A hyperbola is defined by its standard equation, which can provide key information about its orientation, center, and axes. The equation we're looking at is given in the transformed standard form: \[ \frac{y^2}{8} - \frac{x^2}{6} = 1 \]This standard form means we are dealing with a hyperbola whose transverse axis is along the vertical direction because the positive term is \(y^2\). To transform any hyperbola equation into its standard form, follow these steps:

• Identify the terms associated with \(y^2\) and \(x^2\).
• Line the equation up to \(\frac{y^2}{a^2} - \frac{x^2}{b^2} = 1\) or \(\frac{x^2}{a^2} - \frac{y^2}{b^2} = 1\).
• Divide all terms by the constant term to satisfy the right-hand side being 1.

This form helps quickly identify parameters like \(a^2\) and \(b^2\), which relate to the lengths of the axes. In this problem, you've found \(a^2 = 8\) and \(b^2 = 6\). These will be crucial for identifying the vertices and asymptotes. Remember, if \(y^2\) is the positive term, the transverse axis is vertical, otherwise it’s horizontal if \(x^2\) leads.

The vertices of a hyperbola are the points where its branches are closest to the center. These are crucial as they help in sketching the graph accurately. From the standard equation previously identified: \[ \frac{y^2}{8} - \frac{x^2}{6} = 1 \]We determine the vertices of the hyperbola by finding \(a\), the distance along the transverse axis. Here, \(a^2 = 8\), leading to \(a = \sqrt{8} = 2\sqrt{2}\).Hence, because the transverse axis is along the \(y\)-axis, the vertices are located at:

• \( (0, 2\sqrt{2}) \)
• \( (0, -2\sqrt{2}) \)

These points represent the upper and lower bounds of the hyperbola along its transverse axis in the vertical direction. Always remember:

• For a vertical transverse axis, vertices are above and below the center.
• For a horizontal transverse axis, vertices are to the left and right of the center.

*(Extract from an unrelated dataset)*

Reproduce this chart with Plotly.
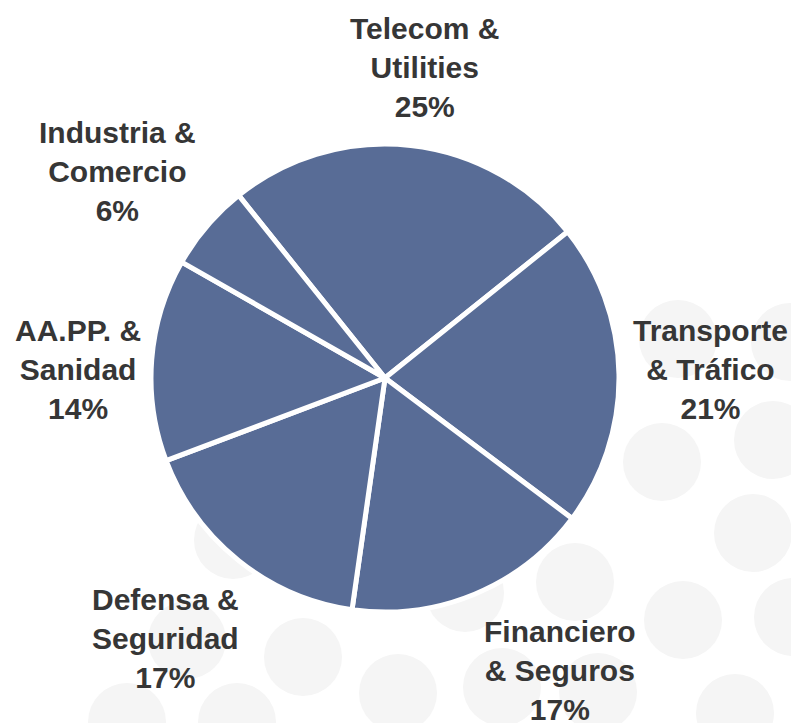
import plotly.graph_objects as go

# Data
sectors = ["Telecom &<br>Utilities", "Transporte<br>& Tráfico", "Financiero<br>& Seguros",
           "Defensa &<br>Seguridad", "AA.PP. &<br>Sanidad", "Industria &<br>Comercio"]
shares = [25, 21, 17, 17, 14, 6]

W, H = 791, 723


def px(x):
    return x / W


def py(y):
    return 1 - y / H


cx, cy, R = 385, 378, 234

fig = go.Figure()

# decorative background dots (layout only)
dots = [(678, 339), (790, 342), (662, 462), (773, 440), (753, 533), (683, 620), (793, 617),
        (735, 713), (575, 582), (598, 692), (502, 687), (398, 693), (465, 593), (233, 540),
        (187, 640), (303, 657), (127, 722), (237, 722)]
dr = 39
for x, y in dots:
    fig.add_shape(type="circle", xref="paper", yref="paper",
                  x0=px(x - dr), x1=px(x + dr), y0=py(y + dr), y1=py(y - dr),
                  fillcolor="#f5f5f5", line=dict(width=0), layer="below")

fig.add_trace(go.Pie(
    labels=sectors, values=shares, sort=False, direction="clockwise", rotation=-38.7,
    marker=dict(colors=["#586c96"] * len(shares), line=dict(color="white", width=5)),
    textinfo="none",
    domain=dict(x=[px(cx - R), px(cx + R)], y=[py(cy + R), py(cy - R)]),
    showlegend=False, hoverinfo="label+percent",
))

# label block centres (layout positions, in pixels)
label_pos = [(425, 67), (710, 369), (560, 670), (165, 638), (78, 369), (118, 171)]
total = sum(shares)
for lab, val, (lx, ly) in zip(sectors, shares, label_pos):
    fig.add_annotation(
        x=px(lx), y=py(ly), xref="paper", yref="paper", xanchor="center", yanchor="middle",
        text=f"<b>{lab}<br>{round(100 * val / total)}%</b>", showarrow=False, align="center",
        font=dict(family="Liberation Sans, Arial, sans-serif", size=30, color="#363636"),
    )

fig.update_layout(width=W, height=H, margin=dict(l=0, r=0, t=0, b=0),
                  paper_bgcolor="white", plot_bgcolor="white")
fig.write_html("out.html", config={"displayModeBar": False},
               post_script="document.body.style.margin='0';document.body.style.overflow='hidden';")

Asymptotes of a hyperbola are lines that the hyperbola approaches but never touches. They provide a framework for the branches of the hyperbola, helping in sketching it with accuracy.For the given equation:\[ \frac{y^2}{8} - \frac{x^2}{6} = 1 \]The asymptotes can be calculated using the formula:\[ y = \pm \frac{a}{b}x \]Here, \(a = \sqrt{8}\) and \(b = \sqrt{6}\), so the asymptotes equations are:\[ y = \pm \frac{\sqrt{8}}{\sqrt{6}}x = \pm \frac{2\sqrt{3}}{3}x \]These slanted lines form the boundary within which the hyperbola branches will be sketched. Key points to remember:

• For vertical transverse axis \((y^2\) term positive), asymptote formula is \(y = \pm \frac{a}{b}x\).
• For horizontal transverse axis \((x^2\) term positive), asymptote formula is \(y = \pm \frac{b}{a}x\).

These lines help in understanding the orientation and extent of the hyperbola branches. Always plot the asymptotes when sketching a hyperbola for guidance.